No quise, sin embargo, revelarle mi pensamiento a causa de la estima en que tenía su inteligencia y en verdad el ánimo favorable con que la naturaleza había mirado su cuna me había hecho concebir cierta amistad por él. No obstante, no conseguí contenerme tanto que no rompiese en imprecaciones que le anunciaban un fin desgraciado.

Pero él, ignorando mi cólera exclamó:

—Si, por la muerte…

No sé qué pensaba decir, pues en esto alguien llamó a la puerta de nuestra habitación y vi entrar a un hombre alto, negro, velludo. Se aproximó a nosotros y agarrando al blasfemo por la cintura, se lo llevó por la chimenea.

La piedad que sentí por la suerte de este desdichado me obligó a abrazarme a él para arrancarlo de las garras del etíope, pero éste era tan fornido que nos levantó a los dos de forma que un momento después estábamos por las nubes. Ya no era el amor al prójimo el que me impulsaba a sujetarme fuertemente sino el miedo a caer. Luego de haber estado atravesando el cielo no sé cuántos días sin saber en dónde nos encontrábamos, reconocí que nos acercábamos a nuestro mundo. Ya distinguía Asia de Europa y Europa del África, ya mi mirada no alcanzaba más allá de Italia a causa de nuestro descenso cuando mi corazón me dijo que este diablo sin duda llevaba a mi anfitrión al Infierno en cuerpo y alma y que por eso pasaba por nuestra tierra, ya que el Infierno está en el centro. No obstante, tanto esta reflexión como todo lo que nos había sucedido desde que el diablo era nuestro vehículo se me borraron ante el espanto que me produjo la vista de una montaña toda fuego que casi estaba tocando. La visión de este espectáculo ardiente me hizo exclamar: «¡Jesús, María!» Apenas había acabado de pronunciar la última letra cuando me encontré tumbado entre brezos en lo alto de una pequeña colina y dos o tres pastores a mi alrededor que rezaban letanías y me hablaban en italiano.

—¡Oh! —exclamé—. ¡Alabado sea Dios! Por fin he encontrado cristianos en el mundo de la Luna. ¡Eh!

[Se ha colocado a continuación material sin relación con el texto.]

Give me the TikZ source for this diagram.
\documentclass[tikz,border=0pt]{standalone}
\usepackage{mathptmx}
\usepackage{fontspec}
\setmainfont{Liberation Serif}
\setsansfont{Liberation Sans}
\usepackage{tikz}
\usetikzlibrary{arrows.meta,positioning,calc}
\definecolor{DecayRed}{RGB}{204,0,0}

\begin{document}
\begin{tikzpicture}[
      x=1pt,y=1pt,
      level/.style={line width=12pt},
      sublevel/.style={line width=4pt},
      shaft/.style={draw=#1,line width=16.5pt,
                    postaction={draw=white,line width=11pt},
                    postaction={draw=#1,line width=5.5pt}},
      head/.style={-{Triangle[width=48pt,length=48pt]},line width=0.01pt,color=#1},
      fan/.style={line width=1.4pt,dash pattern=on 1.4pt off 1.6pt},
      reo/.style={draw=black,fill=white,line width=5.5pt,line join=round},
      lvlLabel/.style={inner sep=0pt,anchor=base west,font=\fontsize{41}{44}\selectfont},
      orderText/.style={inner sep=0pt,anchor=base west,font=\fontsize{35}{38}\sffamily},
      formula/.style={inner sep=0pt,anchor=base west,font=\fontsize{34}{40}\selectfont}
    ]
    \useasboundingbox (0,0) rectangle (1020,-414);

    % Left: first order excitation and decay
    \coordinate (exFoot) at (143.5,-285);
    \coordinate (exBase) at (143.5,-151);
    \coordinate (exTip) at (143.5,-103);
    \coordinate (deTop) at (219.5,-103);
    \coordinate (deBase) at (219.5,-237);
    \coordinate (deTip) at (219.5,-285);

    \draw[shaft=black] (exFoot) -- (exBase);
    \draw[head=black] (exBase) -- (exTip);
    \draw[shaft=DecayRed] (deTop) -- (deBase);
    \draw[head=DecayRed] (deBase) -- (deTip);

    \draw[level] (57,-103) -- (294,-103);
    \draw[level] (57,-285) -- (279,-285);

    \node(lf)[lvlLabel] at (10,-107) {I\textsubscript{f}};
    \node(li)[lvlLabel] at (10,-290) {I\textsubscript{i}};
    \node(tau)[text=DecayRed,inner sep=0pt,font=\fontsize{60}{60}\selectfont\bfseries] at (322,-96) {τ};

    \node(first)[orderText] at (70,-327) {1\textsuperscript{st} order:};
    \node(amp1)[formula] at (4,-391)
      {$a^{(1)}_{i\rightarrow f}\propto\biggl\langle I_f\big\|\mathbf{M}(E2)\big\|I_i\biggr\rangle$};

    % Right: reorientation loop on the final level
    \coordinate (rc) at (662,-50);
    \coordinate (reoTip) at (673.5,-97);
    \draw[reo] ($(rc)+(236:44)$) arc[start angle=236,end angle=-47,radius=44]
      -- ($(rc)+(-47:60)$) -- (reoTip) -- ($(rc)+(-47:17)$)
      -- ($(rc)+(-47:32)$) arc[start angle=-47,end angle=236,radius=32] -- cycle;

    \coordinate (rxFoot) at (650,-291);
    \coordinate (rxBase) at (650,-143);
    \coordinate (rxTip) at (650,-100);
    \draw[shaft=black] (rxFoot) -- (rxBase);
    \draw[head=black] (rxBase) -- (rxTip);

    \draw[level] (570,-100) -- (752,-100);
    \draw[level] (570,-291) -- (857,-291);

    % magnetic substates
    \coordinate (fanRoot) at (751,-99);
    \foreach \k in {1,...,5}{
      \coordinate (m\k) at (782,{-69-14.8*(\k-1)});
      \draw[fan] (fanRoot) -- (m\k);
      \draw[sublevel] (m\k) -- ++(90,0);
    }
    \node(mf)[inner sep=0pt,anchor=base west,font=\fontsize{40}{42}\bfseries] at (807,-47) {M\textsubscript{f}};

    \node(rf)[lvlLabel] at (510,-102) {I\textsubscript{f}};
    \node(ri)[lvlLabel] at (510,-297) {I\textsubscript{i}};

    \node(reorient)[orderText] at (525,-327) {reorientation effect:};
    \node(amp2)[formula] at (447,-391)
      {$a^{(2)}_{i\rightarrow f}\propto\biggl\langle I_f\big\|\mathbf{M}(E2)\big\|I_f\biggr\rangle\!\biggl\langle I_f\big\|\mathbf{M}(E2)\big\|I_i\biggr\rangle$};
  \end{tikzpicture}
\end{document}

Decidme, amigos, ¿en qué provincia de vuestro mundo me encuentro?

—En Italia —me respondieron.

—¡Cómo! —interrumpí yo—. ¿También hay una Italia en el mundo de la Luna?

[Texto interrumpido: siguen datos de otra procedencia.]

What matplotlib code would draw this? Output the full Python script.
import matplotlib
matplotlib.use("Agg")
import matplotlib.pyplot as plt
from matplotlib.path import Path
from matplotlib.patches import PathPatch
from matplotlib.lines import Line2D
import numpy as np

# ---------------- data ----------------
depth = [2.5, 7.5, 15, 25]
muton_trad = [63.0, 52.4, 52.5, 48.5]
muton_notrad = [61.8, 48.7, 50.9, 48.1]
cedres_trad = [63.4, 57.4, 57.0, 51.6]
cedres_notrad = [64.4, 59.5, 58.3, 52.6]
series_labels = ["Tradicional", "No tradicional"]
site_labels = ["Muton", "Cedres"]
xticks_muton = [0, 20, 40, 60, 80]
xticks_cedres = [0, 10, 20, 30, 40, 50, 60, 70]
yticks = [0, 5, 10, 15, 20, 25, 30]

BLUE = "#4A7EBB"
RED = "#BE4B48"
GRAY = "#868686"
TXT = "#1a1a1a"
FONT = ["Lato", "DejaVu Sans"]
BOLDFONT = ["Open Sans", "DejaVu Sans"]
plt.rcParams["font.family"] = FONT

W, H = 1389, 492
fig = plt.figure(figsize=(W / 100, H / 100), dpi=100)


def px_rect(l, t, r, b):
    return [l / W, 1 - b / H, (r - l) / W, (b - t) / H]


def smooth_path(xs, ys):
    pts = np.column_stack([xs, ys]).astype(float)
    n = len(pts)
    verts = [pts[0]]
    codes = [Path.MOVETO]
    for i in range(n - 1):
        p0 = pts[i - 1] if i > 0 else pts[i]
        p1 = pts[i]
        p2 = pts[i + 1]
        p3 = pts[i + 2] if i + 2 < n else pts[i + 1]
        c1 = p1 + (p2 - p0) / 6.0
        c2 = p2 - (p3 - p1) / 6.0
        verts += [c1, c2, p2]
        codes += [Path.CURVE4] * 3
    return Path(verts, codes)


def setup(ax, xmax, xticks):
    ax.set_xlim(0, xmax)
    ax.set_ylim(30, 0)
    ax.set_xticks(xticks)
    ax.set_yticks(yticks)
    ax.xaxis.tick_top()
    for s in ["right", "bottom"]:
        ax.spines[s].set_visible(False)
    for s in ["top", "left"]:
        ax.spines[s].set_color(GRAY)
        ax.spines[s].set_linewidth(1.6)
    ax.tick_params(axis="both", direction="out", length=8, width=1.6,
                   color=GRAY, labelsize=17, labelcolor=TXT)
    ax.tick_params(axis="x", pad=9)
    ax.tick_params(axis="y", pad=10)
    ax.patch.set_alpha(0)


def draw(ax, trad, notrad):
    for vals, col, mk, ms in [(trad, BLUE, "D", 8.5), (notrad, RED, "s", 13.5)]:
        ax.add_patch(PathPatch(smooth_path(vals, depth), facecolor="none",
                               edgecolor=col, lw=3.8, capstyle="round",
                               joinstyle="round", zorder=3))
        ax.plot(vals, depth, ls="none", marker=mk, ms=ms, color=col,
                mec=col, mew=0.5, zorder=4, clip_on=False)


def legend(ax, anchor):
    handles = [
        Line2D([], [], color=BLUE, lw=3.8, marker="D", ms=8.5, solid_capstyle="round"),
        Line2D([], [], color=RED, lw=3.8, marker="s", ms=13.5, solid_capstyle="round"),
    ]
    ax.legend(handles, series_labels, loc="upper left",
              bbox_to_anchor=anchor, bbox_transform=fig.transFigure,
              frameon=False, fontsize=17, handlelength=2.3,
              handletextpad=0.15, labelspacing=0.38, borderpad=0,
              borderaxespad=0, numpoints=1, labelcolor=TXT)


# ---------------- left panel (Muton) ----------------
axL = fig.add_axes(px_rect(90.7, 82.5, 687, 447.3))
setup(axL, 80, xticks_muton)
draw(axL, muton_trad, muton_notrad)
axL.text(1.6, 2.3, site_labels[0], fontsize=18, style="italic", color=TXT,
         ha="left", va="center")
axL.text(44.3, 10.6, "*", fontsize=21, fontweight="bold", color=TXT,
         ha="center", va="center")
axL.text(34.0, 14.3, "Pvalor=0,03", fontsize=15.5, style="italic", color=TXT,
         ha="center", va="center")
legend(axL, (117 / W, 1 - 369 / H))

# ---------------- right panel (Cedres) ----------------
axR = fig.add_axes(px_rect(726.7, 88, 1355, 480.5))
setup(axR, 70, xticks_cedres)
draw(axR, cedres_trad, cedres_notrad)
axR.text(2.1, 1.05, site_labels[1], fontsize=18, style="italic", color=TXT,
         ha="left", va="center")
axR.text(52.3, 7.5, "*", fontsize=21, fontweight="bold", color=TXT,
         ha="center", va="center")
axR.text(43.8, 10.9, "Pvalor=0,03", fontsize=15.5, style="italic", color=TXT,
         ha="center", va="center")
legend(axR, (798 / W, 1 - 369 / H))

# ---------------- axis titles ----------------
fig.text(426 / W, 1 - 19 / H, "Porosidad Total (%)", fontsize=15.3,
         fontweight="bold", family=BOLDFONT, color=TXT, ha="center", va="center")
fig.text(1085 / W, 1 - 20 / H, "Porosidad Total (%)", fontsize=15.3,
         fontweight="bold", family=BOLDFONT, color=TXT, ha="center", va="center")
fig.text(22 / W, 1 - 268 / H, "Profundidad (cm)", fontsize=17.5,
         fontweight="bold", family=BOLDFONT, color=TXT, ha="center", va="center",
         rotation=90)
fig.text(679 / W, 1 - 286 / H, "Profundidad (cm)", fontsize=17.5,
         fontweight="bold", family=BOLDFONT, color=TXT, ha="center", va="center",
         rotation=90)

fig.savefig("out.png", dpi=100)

Había reflexionado tan poco sobre el accidente que no había advertido que me hablaban en italiano y yo les respondía en la misma lengua.

Cuando finalmente me desengañé y nada me impidió reconocer que estaba de vuelta en este mundo, me dejé llevar a donde aquellos campesinos quisieran. Pero no había llegado aún a las puertas de **** cuando todos los perros de la ciudad se precipitaron sobre mí, y si el miedo no me hubiera hecho refugiarme en una casa donde conseguí parapetarme de ellos, me hubieran devorado indefectiblemente.

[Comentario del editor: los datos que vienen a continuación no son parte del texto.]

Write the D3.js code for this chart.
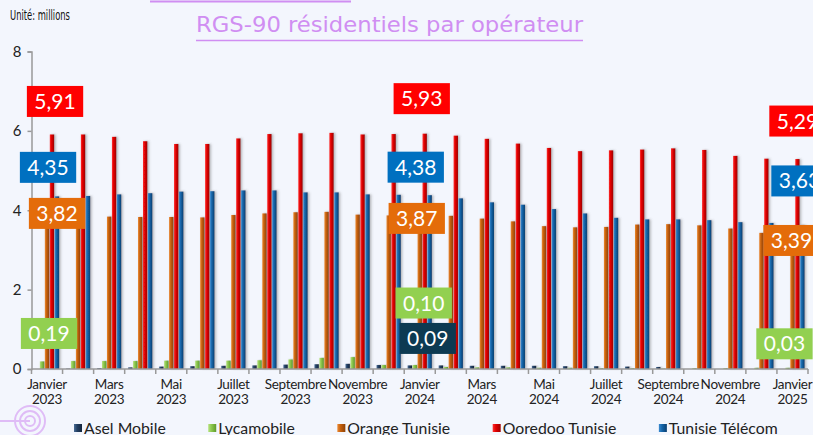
<!DOCTYPE html>
<html>
<head>
<meta charset="utf-8">
<script src="https://cdn.jsdelivr.net/npm/d3@7"></script>
<style>
  body { margin: 0; background: #f3f6fd; }
  svg { display: block; }
</style>
</head>
<body>
<svg width="813" height="435"></svg>
<script>
// data (millions), Jan 2023 -> Jan 2025
const months = ['Janvier 2023', 'Février 2023', 'Mars 2023', 'Avril 2023', 'Mai 2023', 'Juin 2023',
  'Juillet 2023', 'Août 2023', 'Septembre 2023', 'Octobre 2023', 'Novembre 2023', 'Décembre 2023',
  'Janvier 2024', 'Février 2024', 'Mars 2024', 'Avril 2024', 'Mai 2024', 'Juin 2024',
  'Juillet 2024', 'Août 2024', 'Septembre 2024', 'Octobre 2024', 'Novembre 2024', 'Décembre 2024',
  'Janvier 2025']
const aselMobile = [null, 0.01, 0.02, 0.04, 0.06, 0.07, 0.08, 0.09, 0.11, 0.12, 0.13, 0.10,
  0.09, 0.09, 0.08, 0.08, 0.08, 0.07, 0.07, 0.06, 0.05, null, null, null, null]
const lycamobile = [0.19, 0.20, 0.20, 0.20, 0.21, 0.21, 0.21, 0.22, 0.24, 0.28, 0.30, 0.10,
  0.10, 0.05, 0.04, 0.04, 0.03, 0.03, 0.02, 0.02, 0.01, 0.02, 0.02, 0.03, 0.03]
const orangeTunisie = [3.82, 3.83, 3.84, 3.83, 3.83, 3.82, 3.88, 3.92, 3.95, 3.96, 3.89, 3.87,
  3.87, 3.86, 3.79, 3.72, 3.60, 3.57, 3.58, 3.64, 3.65, 3.62, 3.54, 3.43, 3.39]
const ooredooTunisie = [5.91, 5.91, 5.85, 5.74, 5.67, 5.67, 5.81, 5.92, 5.94, 5.95, 5.91, 5.92,
  5.93, 5.88, 5.80, 5.68, 5.57, 5.49, 5.51, 5.53, 5.56, 5.52, 5.37, 5.30, 5.29]
const tunisieTelecom = [4.35, 4.36, 4.40, 4.43, 4.47, 4.48, 4.50, 4.50, 4.45, 4.45, 4.40, 4.39,
  4.38, 4.30, 4.20, 4.14, 4.03, 3.92, 3.81, 3.77, 3.77, 3.75, 3.70, 3.68, 3.63]
const yTicks = [0, 2, 4, 6, 8]

const series = [
  {name: 'Asel Mobile', values: aselMobile, light: '#4a6d96', base: '#233f62', dark: '#14263d', box: '#0d3a52'},
  {name: 'Lycamobile', values: lycamobile, light: '#b6e27e', base: '#8cc84f', dark: '#5f9a2c', box: '#92d050'},
  {name: 'Orange Tunisie', values: orangeTunisie, light: '#ec8a34', base: '#c5600c', dark: '#8e4206', box: '#e46c0a'},
  {name: 'Ooredoo Tunisie', values: ooredooTunisie, light: '#ff3030', base: '#e00000', dark: '#9a0000', box: '#ff0000'},
  {name: 'Tunisie Télécom', values: tunisieTelecom, light: '#3a8ad0', base: '#1565a8', dark: '#0b3f70', box: '#0070c0'}
]

// data labels only on january; nudges are where the labels were dragged to
const labelNudges = [
  {s: 3, m: 0, dx: 8, dy: -33}, {s: 4, m: 0, dx: 1, dy: -29}, {s: 2, m: 0, dx: 10, dy: -4}, {s: 1, m: 0, dx: 2, dy: -28},
  {s: 3, m: 12, dx: 2, dy: -35}, {s: 4, m: 12, dx: -4, dy: -28}, {s: 2, m: 12, dx: -3, dy: 3},
  {s: 1, m: 12, dx: 4, dy: -62}, {s: 0, m: 12, dx: 8, dy: -27},
  {s: 3, m: 24, dx: 5, dy: -38}, {s: 4, m: 24, dx: 7, dy: -44}, {s: 2, m: 24, dx: -1, dy: 6}, {s: 1, m: 24, dx: -8, dy: -24}
]

const svg = d3.select('svg')
const width = 813
const height = 435
const lilac = '#d08ef2'

svg.append('rect').attr('width', width).attr('height', height).attr('fill', '#f3f6fd')

const defs = svg.append('defs')
series.forEach((s, i) => {
  const g = defs.append('linearGradient').attr('id', 'grad' + i)
    .attr('x1', 0).attr('x2', 1).attr('y1', 0).attr('y2', 0)
  g.append('stop').attr('offset', '0%').attr('stop-color', s.light)
  g.append('stop').attr('offset', '40%').attr('stop-color', s.base)
  g.append('stop').attr('offset', '100%').attr('stop-color', s.dark)
})
const shadow = defs.append('filter').attr('id', 'shadow')
  .attr('x', '-50%').attr('y', '-5%').attr('width', '250%').attr('height', '110%')
shadow.append('feDropShadow').attr('dx', 1.5).attr('dy', 0).attr('stdDeviation', 1)
  .attr('flood-color', '#666').attr('flood-opacity', 0.45)

const x0 = d3.scaleBand().domain(months).range([31.5, 808]).paddingInner(0.2).paddingOuter(0.1)
const x1 = d3.scaleBand().domain(series.map(s => s.name)).range([0, x0.bandwidth()])
const y = d3.scaleLinear().domain([0, 8]).range([369, 51.5])
const edges = d3.scaleLinear().domain([0, months.length]).range([31.5, 808])

// title and decorations
svg.append('line').attr('x1', 150).attr('x2', 351).attr('y1', 1.5).attr('y2', 1.5)
  .attr('stroke', lilac).attr('stroke-width', 2)
svg.append('text').attr('x', 10).attr('y', 20)
  .attr('font-family', 'Liberation Sans Narrow, DejaVu Sans Condensed, sans-serif')
  .attr('font-size', 14).attr('fill', '#111')
  .attr('textLength', 60).attr('lengthAdjust', 'spacingAndGlyphs')
  .text('Unité: millions')
svg.append('text').attr('x', 389.5).attr('y', 32).attr('text-anchor', 'middle')
  .attr('font-family', 'DejaVu Sans Condensed, sans-serif')
  .attr('font-size', 21).attr('fill', lilac)
  .attr('textLength', 387).attr('lengthAdjust', 'spacingAndGlyphs')
  .text('RGS-90 résidentiels par opérateur')
svg.append('line').attr('x1', 196).attr('x2', 583).attr('y1', 40.5).attr('y2', 40.5)
  .attr('stroke', lilac).attr('stroke-width', 1.5)

const deco = svg.append('g').attr('fill', 'none').attr('stroke', lilac).attr('opacity', 0.55)
;[5, 10, 15].forEach(r => deco.append('circle').attr('cx', 30).attr('cy', 421).attr('r', r).attr('stroke-width', 2))
deco.append('line').attr('x1', 0).attr('x2', 30).attr('y1', 421).attr('y2', 421).attr('stroke-width', 2)

// y axis
const yAxis = svg.append('g').attr('transform', 'translate(31.5,0)')
  .call(d3.axisLeft(y).tickValues(yTicks).tickSize(4).tickPadding(6).tickFormat(d3.format('d')))
yAxis.select('.domain').attr('stroke', '#999').attr('stroke-width', 1.5)
yAxis.selectAll('.tick line').attr('stroke', '#999').attr('stroke-width', 1.5)
yAxis.selectAll('.tick text').attr('font-family', 'Lato, sans-serif').attr('font-size', 15).attr('fill', '#222')

// bars
const groups = svg.append('g').selectAll('g').data(months).join('g')
  .attr('transform', d => `translate(${x0(d)},0)`)
groups.selectAll('rect')
  .data((m, i) => series.map((s, k) => ({s, k, v: s.values[i]})).filter(d => d.v !== null))
  .join('rect')
  .attr('x', d => x1(d.s.name) + 0.3)
  .attr('width', x1.bandwidth() - 0.6)
  .attr('y', d => y(d.v))
  .attr('height', d => y(0) - y(d.v))
  .attr('fill', d => `url(#grad${d.k})`)
  .attr('filter', 'url(#shadow)')

// x axis
const xAxis = svg.append('g')
xAxis.append('line').attr('x1', 31.5).attr('x2', 808).attr('y1', y(0)).attr('y2', y(0))
  .attr('stroke', '#999').attr('stroke-width', 1.5)
xAxis.selectAll('line.tick').data(d3.range(months.length + 1)).join('line')
  .attr('class', 'tick')
  .attr('x1', d => edges(d)).attr('x2', d => edges(d))
  .attr('y1', y(0)).attr('y2', y(0) + 5)
  .attr('stroke', '#999').attr('stroke-width', 1.5)
const shown = months.filter((m, i) => i % 2 === 0)
;[[0, 389], [1, 404]].forEach(([part, ty]) => {
  xAxis.selectAll('text.l' + part).data(shown).join('text')
    .attr('class', 'l' + part)
    .attr('x', d => x0(d) + x0.bandwidth() / 2)
    .attr('y', ty)
    .attr('text-anchor', 'middle')
    .attr('font-family', 'Lato, sans-serif').attr('font-size', 13.5)
    .attr('letter-spacing', '-0.3px').attr('fill', '#222')
    .text(d => d.split(' ')[part])
})

// data labels
const fmt = v => d3.format('.2f')(v).replace('.', ',')
labelNudges.forEach(n => {
  const s = series[n.s]
  const v = s.values[n.m]
  const cx = x0(months[n.m]) + x0.bandwidth() / 2 + n.dx
  const cy = y(v) + n.dy
  const g = svg.append('g')
  const rect = g.append('rect').attr('fill', s.box)
  const t = g.append('text').attr('x', cx).attr('y', cy + 7.5).attr('text-anchor', 'middle')
    .attr('font-family', 'Lato, sans-serif').attr('font-size', 21).attr('fill', '#fff')
    .text(fmt(v))
  const w = t.node().getComputedTextLength() + 15
  rect.attr('x', cx - w / 2).attr('y', cy - 15.5).attr('width', w).attr('height', 31)
})

// legend
const legend = svg.append('g')
let lx = 74
series.forEach((s, i) => {
  legend.append('rect').attr('x', lx).attr('y', 424).attr('width', 8).attr('height', 8)
    .attr('fill', `url(#grad${i})`)
  const t = legend.append('text').attr('x', lx + 10).attr('y', 434)
    .attr('font-family', 'Lato, sans-serif').attr('font-size', 15.8).attr('fill', '#222')
    .text(s.name)
  lx += 10 + t.node().getComputedTextLength() + 42.5
})
</script>
</body>
</html>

Un cuarto de hora más tarde, mientras reposaba en este refugio, he aquí que se escucha un aquelarre de todos los perros del reino, creo. Allí se veía desde el dogo al perrito de lanas, aullando con furia más espantosa que si estuvieran celebrando el aniversario de su primer Adán.

Esta aventura causó no poca admiración en todos los que la vieron. Pero tan pronto desperté de mis ensoñaciones sobre este asunto comprendí de inmediato que aquellos animales se encarnizaban conmigo a causa del mundo del que venía, «porque», me decía a mi mismo, «como están acostumbrados a aullar a la Luna a causa del sufrimiento que ésta les inflige de tan lejos, sin duda han querido echarse sobre mí porque huelo a luna, un aroma que los enfurece».

Para librarme de aquel mal olor me tendí desnudo al sol sobre una terraza. Así estuve cuatro o cinco horas al cabo de las cuales bajé y, al no olfatear el olor que me había convertido en enemigo suyo, los perros se volvieron cada uno a su casa.

Pregunté en el puerto cuándo salía un barco para Francia y una vez embarcado, no pude hacer otra cosa que reflexionar sobre las maravillas de mi viaje. Admiré mil veces la Divina Providencia que había relegado a aquellos hombres, naturalmente impíos, a un lugar desde el que no pudieran corromper a sus bienamados y los había castigado por su orgullo abandonándolos a su presunción. Asimismo, comprendo por qué no ha querido hasta ahora enviar a predicar allí el Evangelio, porque sabía que no lo respetarían y esta resistencia sólo serviría para hacerlos merecedores de un castigo aún más severo en el Otro Mundo.